Many of the world’s most devastating crop diseases are caused by fungal pathogens which elaborate specialized infection structures to invade plant tissue. Here we present a quantitative mass spectrometry-based phosphoproteomic analysis of infection-related development by the rice blast fungus Magnaporthe oryzae, which threatens global food security. We mapped 8,005 phosphosites on 2,062 fungal proteins, revealing major re-wiring of phosphorylation-based signaling cascades during fungal infection. Comparingme phosphosite conservation across 41 fungal species reveals phosphorylation signatures specifically associated with biotrophic and hemibiotrophic fungal infection. We then used parallel reaction monitoring to identify phosphoproteins directly regulated by the Pmk1 MAP kinase that controls plant infection by M. oryzae. We define 33 substrates of Pmk1 and show that Pmk1-dependent phosphorylation of a newly identified regulator, Vts1, is required for rice blast disease. Defining the phosphorylation landscape of infection therefore identifies potential therapeutic interventions for control of plant diseases.

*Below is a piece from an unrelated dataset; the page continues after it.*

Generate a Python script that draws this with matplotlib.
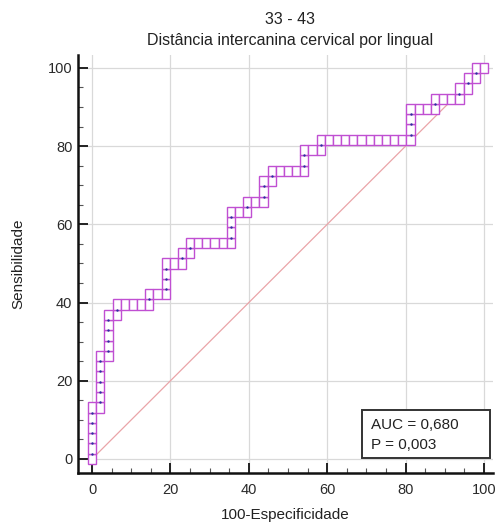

Peptide quantitation was performed using Parallel Reaction Monitoring (PRM) as described previously 105. Briefly, mass to charge ratios (m/z) corresponding to selected phospho-peptides were monitored and filtered by the first quadrupole and fragment ions were scanned out in the orbitrap mass analyzer over the duration of the elution profile. The PRM assay also included a selection of control peptides having similar relative intensities in each sample and used to measure relative phospho-peptide content (Supplementary Table 1). Raw data were peak picked and searched against the data bases on the Mascot server as described above and combined with chromatographic profiles in Skyline 106 to determine individual peptide intensities. Extracted phospho-peptides intensity were normalized against the summed control peptide intensities to correct for differences in phospho-peptide yield. The assay was performed once for each of three biological replicates and results were subjected to differential phosphosite analysis.

Protein extraction and phosphopeptide enrichment Spores and appressoria samples were lyophilized and resuspended in extraction buffer (Urea 8M, NaCl 150 mM, Tris pH 8 100 mM, EDTA 5 Mm, aprotinin 1 µg/mL, leupeptin 2 µg/mL) for mechanical disruption using GenoGrinder 2010 (Thermo Scientific) in cold conditions (1 min at 1200 rpm). The homogenate was centrifuged for 10 min at 16,000 × g (Eppendorf 5415D microcentrifuge). The supernatant was used for phosphopeptide enrichment. Sample preparation started from 1.5 mg of protein extract (determined using the Bradford assay) dissolved in ammonium bicarbonate buffer containing 8 M urea. First, the protein extracts were reduced with 5 mM Tris (2-carboxyethyl) phosphine (TCEP) for 30 min at 30°C with gentle shaking, followed by alkylation of cysteine residues with 40mM iodoacetamide at room temperature for 1 hour. Subsequently, the samples were diluted to a final concentration of 1.6 M urea with 50mM ammonium bicarbonate and digested overnight with trypsin (Promega; 1:100 enzyme to substrate ratio). Peptide digests were purified using C18 SepPak columns as described before 91. Phosphopeptides were enriched using titanium dioxide (TiO2, GL Science) with phthalic acid as a modifier as described previously 92. Phosphopeptides were eluted by a pH-shift to pH 10.5 and immediately purified using C18 microspin columns (The Nest Group Inc., 5 – 60 µg loading capacity). After purification, all samples were dried in a Speedvac, stored at -80°C and re-suspended in 2% Acetonitril (AcN) with 0.1% trifluoroacetic acid (TFA) just before the mass spectrometric measurement.